§ **Dataset excerpt**
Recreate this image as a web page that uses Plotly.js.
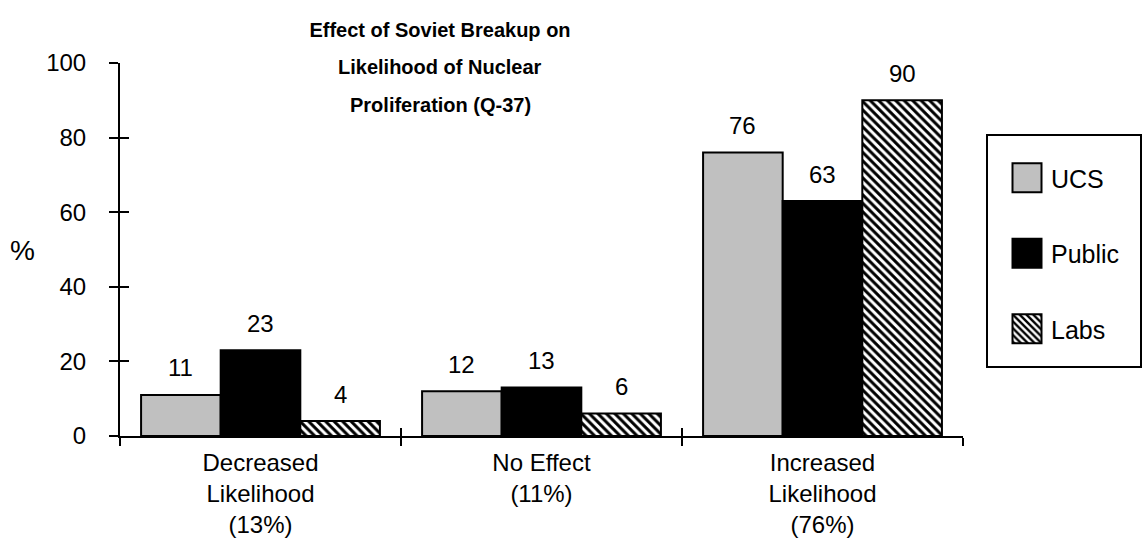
<!DOCTYPE html>
<html>
<head>
<meta charset="utf-8">
<script src="https://cdn.plot.ly/plotly-3.0.1.min.js"></script>
<style>html,body{margin:0;padding:0;background:#fff;}#chart{width:1143px;height:550px;}</style>
</head>
<body>
<div id="chart"></div>
<script>
// ---- data ----
const categories = ["Decreased<br>Likelihood<br>(13%)", "No Effect<br>(11%)", "Increased<br>Likelihood<br>(76%)"];
const seriesNames = ["UCS", "Public", "Labs"];
const ucsValues = [11, 12, 76];
const publicValues = [23, 13, 63];
const labsValues = [4, 6, 90];
const yTickVals = [0, 20, 40, 60, 80, 100];
const titleLines = ["Effect of Soviet Breakup on", "Likelihood of Nuclear", "Proliferation (Q-37)"];

// ---- layout constants ----
const W = 1143, H = 550;
const M = {l: 120, r: 180, t: 63, b: 114};
const plotW = W - M.l - M.r, plotH = H - M.t - M.b;
const BARGAP = 0.15;
const FONT = "Liberation Sans, Arial, sans-serif";
const FS = 24;
const TFS = 20;

const px2paperX = p => (p - M.l) / plotW;
const px2paperY = p => (H - M.b - p) / plotH;

const allSeries = [ucsValues, publicValues, labsValues];
const traces = [
  {type: "bar", name: seriesNames[0], x: categories, y: ucsValues, legendgroup: "a",
   marker: {color: "#c0c0c0", line: {color: "#000", width: 2}}},
  {type: "bar", name: seriesNames[1], x: categories, y: publicValues, legendgroup: "b",
   marker: {color: "#000000", line: {color: "#000", width: 2}}},
  {type: "bar", name: seriesNames[2], x: categories, y: labsValues, legendgroup: "c",
   marker: {color: "#ffffff", line: {color: "#000", width: 2},
            pattern: {shape: "\\", fgcolor: "#000", bgcolor: "#fff", size: 6, solidity: 0.5}}},
  // empty helper trace so the overlay axes (inner half of the crossing ticks) are drawn
  {type: "scatter", mode: "markers", x: [], y: [], xaxis: "x2", yaxis: "y2",
   showlegend: false, hoverinfo: "skip"}
];

// value labels above bars
const catW = plotW / categories.length;
const barW = catW * (1 - BARGAP) / allSeries.length;
const annotations = [];
allSeries.forEach((vals, si) => {
  vals.forEach((v, ci) => {
    annotations.push({
      x: categories[ci], y: v, xref: "x", yref: "y",
      text: String(v), showarrow: false,
      xshift: (si - 1) * barW, yshift: 27, yanchor: "middle",
      font: {family: FONT, size: FS, color: "#000"}
    });
  });
});
// title lines 2 and 3
const titleY = [30, 67, 105];
for (let i = 1; i < titleLines.length; i++) {
  annotations.push({
    x: px2paperX(440), xref: "paper", y: px2paperY(titleY[i]), yref: "paper",
    text: "<b>" + titleLines[i] + "</b>", showarrow: false, xanchor: "center", yanchor: "middle",
    font: {family: FONT, size: TFS, color: "#000"}
  });
}
// "%" axis label
annotations.push({
  x: px2paperX(22), xref: "paper", y: px2paperY(250), yref: "paper", text: "%", showarrow: false,
  xanchor: "center", yanchor: "middle", font: {family: FONT, size: 28, color: "#000"}
});

const layout = {
  width: W, height: H,
  margin: M,
  paper_bgcolor: "#fff", plot_bgcolor: "#fff",
  font: {family: FONT, size: FS, color: "#000"},
  title: {text: "<b>" + titleLines[0] + "</b>", x: 440 / W, xanchor: "center", xref: "container",
          y: 1 - titleY[0] / H, yanchor: "middle", yref: "container",
          font: {family: FONT, size: TFS, color: "#000"}},
  barmode: "group", bargap: BARGAP, bargroupgap: 0,
  showlegend: true,
  legend: {x: px2paperX(1003), y: px2paperY(155), xanchor: "left", yanchor: "top",
           traceorder: "grouped", tracegroupgap: 40, borderwidth: 0, bgcolor: "rgba(0,0,0,0)",
           font: {family: FONT, size: 25, color: "#000"}, itemwidth: 38},
  xaxis: {type: "category", categoryarray: categories, range: [-0.5, 2.5], fixedrange: true,
          showline: true, linecolor: "#000", linewidth: 2, showgrid: false, zeroline: false,
          ticks: "outside", tickson: "boundaries", ticklen: 8, tickwidth: 2, tickcolor: "#000",
          ticklabelstandoff: 4, tickfont: {family: FONT, size: FS, color: "#000"}},
  xaxis2: {type: "linear", overlaying: "x", anchor: "y2", side: "bottom", range: [-0.5, 2.5],
           tickmode: "array", tickvals: [-0.5, 0.5, 1.5, 2.5], showticklabels: false,
           ticks: "inside", ticklen: 8, tickwidth: 2, tickcolor: "#000",
           showline: false, showgrid: false, zeroline: false, fixedrange: true},
  yaxis: {range: [0, 100], tickmode: "array", tickvals: yTickVals, fixedrange: true,
          showline: true, linecolor: "#000", linewidth: 2, showgrid: false, zeroline: false,
          ticks: "outside", ticklen: 9, tickwidth: 2, tickcolor: "#000",
          ticklabelstandoff: 18, tickfont: {family: FONT, size: FS, color: "#000"}},
  yaxis2: {range: [0, 100], overlaying: "y", anchor: "x2", side: "left", tickmode: "array",
           tickvals: yTickVals, showticklabels: false, ticks: "inside", ticklen: 9, tickwidth: 2,
           tickcolor: "#000", showline: false, showgrid: false, zeroline: false, fixedrange: true},
  shapes: [{type: "rect", xref: "paper", yref: "paper",
            x0: px2paperX(987), x1: px2paperX(1141), y0: px2paperY(367), y1: px2paperY(135),
            line: {color: "#000", width: 2}, fillcolor: "rgba(0,0,0,0)", layer: "below"}],
  annotations: annotations
};

Plotly.newPlot("chart", traces, layout, {displayModeBar: false, staticPlot: true}).then(gd => {
  // enlarge the legend swatches to the reference's ~29px squares
  gd.querySelectorAll(".legend .legendpoints path").forEach(p => {
    p.setAttribute("d", "M14.5,14.5H-14.5V-14.5H14.5Z");
  });
});
</script>
</body>
</html>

§ **Instructions for the task**
Copy every line of the data word for word, omitting the images.

§ **Response to the task**
Recreate this image as a web page that uses Plotly.js.
<!DOCTYPE html>
<html>
<head>
<meta charset="utf-8">
<script src="https://cdn.plot.ly/plotly-3.0.1.min.js"></script>
<style>html,body{margin:0;padding:0;background:#fff;}#chart{width:1143px;height:550px;}</style>
</head>
<body>
<div id="chart"></div>
<script>
// ---- data ----
const categories = ["Decreased<br>Likelihood<br>(13%)", "No Effect<br>(11%)", "Increased<br>Likelihood<br>(76%)"];
const seriesNames = ["UCS", "Public", "Labs"];
const ucsValues = [11, 12, 76];
const publicValues = [23, 13, 63];
const labsValues = [4, 6, 90];
const yTickVals = [0, 20, 40, 60, 80, 100];
const titleLines = ["Effect of Soviet Breakup on", "Likelihood of Nuclear", "Proliferation (Q-37)"];

// ---- layout constants ----
const W = 1143, H = 550;
const M = {l: 120, r: 180, t: 63, b: 114};
const plotW = W - M.l - M.r, plotH = H - M.t - M.b;
const BARGAP = 0.15;
const FONT = "Liberation Sans, Arial, sans-serif";
const FS = 24;
const TFS = 20;

const px2paperX = p => (p - M.l) / plotW;
const px2paperY = p => (H - M.b - p) / plotH;

const allSeries = [ucsValues, publicValues, labsValues];
const traces = [
  {type: "bar", name: seriesNames[0], x: categories, y: ucsValues, legendgroup: "a",
   marker: {color: "#c0c0c0", line: {color: "#000", width: 2}}},
  {type: "bar", name: seriesNames[1], x: categories, y: publicValues, legendgroup: "b",
   marker: {color: "#000000", line: {color: "#000", width: 2}}},
  {type: "bar", name: seriesNames[2], x: categories, y: labsValues, legendgroup: "c",
   marker: {color: "#ffffff", line: {color: "#000", width: 2},
            pattern: {shape: "\\", fgcolor: "#000", bgcolor: "#fff", size: 6, solidity: 0.5}}},
  // empty helper trace so the overlay axes (inner half of the crossing ticks) are drawn
  {type: "scatter", mode: "markers", x: [], y: [], xaxis: "x2", yaxis: "y2",
   showlegend: false, hoverinfo: "skip"}
];

// value labels above bars
const catW = plotW / categories.length;
const barW = catW * (1 - BARGAP) / allSeries.length;
const annotations = [];
allSeries.forEach((vals, si) => {
  vals.forEach((v, ci) => {
    annotations.push({
      x: categories[ci], y: v, xref: "x", yref: "y",
      text: String(v), showarrow: false,
      xshift: (si - 1) * barW, yshift: 27, yanchor: "middle",
      font: {family: FONT, size: FS, color: "#000"}
    });
  });
});
// title lines 2 and 3
const titleY = [30, 67, 105];
for (let i = 1; i < titleLines.length; i++) {
  annotations.push({
    x: px2paperX(440), xref: "paper", y: px2paperY(titleY[i]), yref: "paper",
    text: "<b>" + titleLines[i] + "</b>", showarrow: false, xanchor: "center", yanchor: "middle",
    font: {family: FONT, size: TFS, color: "#000"}
  });
}
// "%" axis label
annotations.push({
  x: px2paperX(22), xref: "paper", y: px2paperY(250), yref: "paper", text: "%", showarrow: false,
  xanchor: "center", yanchor: "middle", font: {family: FONT, size: 28, color: "#000"}
});

const layout = {
  width: W, height: H,
  margin: M,
  paper_bgcolor: "#fff", plot_bgcolor: "#fff",
  font: {family: FONT, size: FS, color: "#000"},
  title: {text: "<b>" + titleLines[0] + "</b>", x: 440 / W, xanchor: "center", xref: "container",
          y: 1 - titleY[0] / H, yanchor: "middle", yref: "container",
          font: {family: FONT, size: TFS, color: "#000"}},
  barmode: "group", bargap: BARGAP, bargroupgap: 0,
  showlegend: true,
  legend: {x: px2paperX(1003), y: px2paperY(155), xanchor: "left", yanchor: "top",
           traceorder: "grouped", tracegroupgap: 40, borderwidth: 0, bgcolor: "rgba(0,0,0,0)",
           font: {family: FONT, size: 25, color: "#000"}, itemwidth: 38},
  xaxis: {type: "category", categoryarray: categories, range: [-0.5, 2.5], fixedrange: true,
          showline: true, linecolor: "#000", linewidth: 2, showgrid: false, zeroline: false,
          ticks: "outside", tickson: "boundaries", ticklen: 8, tickwidth: 2, tickcolor: "#000",
          ticklabelstandoff: 4, tickfont: {family: FONT, size: FS, color: "#000"}},
  xaxis2: {type: "linear", overlaying: "x", anchor: "y2", side: "bottom", range: [-0.5, 2.5],
           tickmode: "array", tickvals: [-0.5, 0.5, 1.5, 2.5], showticklabels: false,
           ticks: "inside", ticklen: 8, tickwidth: 2, tickcolor: "#000",
           showline: false, showgrid: false, zeroline: false, fixedrange: true},
  yaxis: {range: [0, 100], tickmode: "array", tickvals: yTickVals, fixedrange: true,
          showline: true, linecolor: "#000", linewidth: 2, showgrid: false, zeroline: false,
          ticks: "outside", ticklen: 9, tickwidth: 2, tickcolor: "#000",
          ticklabelstandoff: 18, tickfont: {family: FONT, size: FS, color: "#000"}},
  yaxis2: {range: [0, 100], overlaying: "y", anchor: "x2", side: "left", tickmode: "array",
           tickvals: yTickVals, showticklabels: false, ticks: "inside", ticklen: 9, tickwidth: 2,
           tickcolor: "#000", showline: false, showgrid: false, zeroline: false, fixedrange: true},
  shapes: [{type: "rect", xref: "paper", yref: "paper",
            x0: px2paperX(987), x1: px2paperX(1141), y0: px2paperY(367), y1: px2paperY(135),
            line: {color: "#000", width: 2}, fillcolor: "rgba(0,0,0,0)", layer: "below"}],
  annotations: annotations
};

Plotly.newPlot("chart", traces, layout, {displayModeBar: false, staticPlot: true}).then(gd => {
  // enlarge the legend swatches to the reference's ~29px squares
  gd.querySelectorAll(".legend .legendpoints path").forEach(p => {
    p.setAttribute("d", "M14.5,14.5H-14.5V-14.5H14.5Z");
  });
});
</script>
</body>
</html>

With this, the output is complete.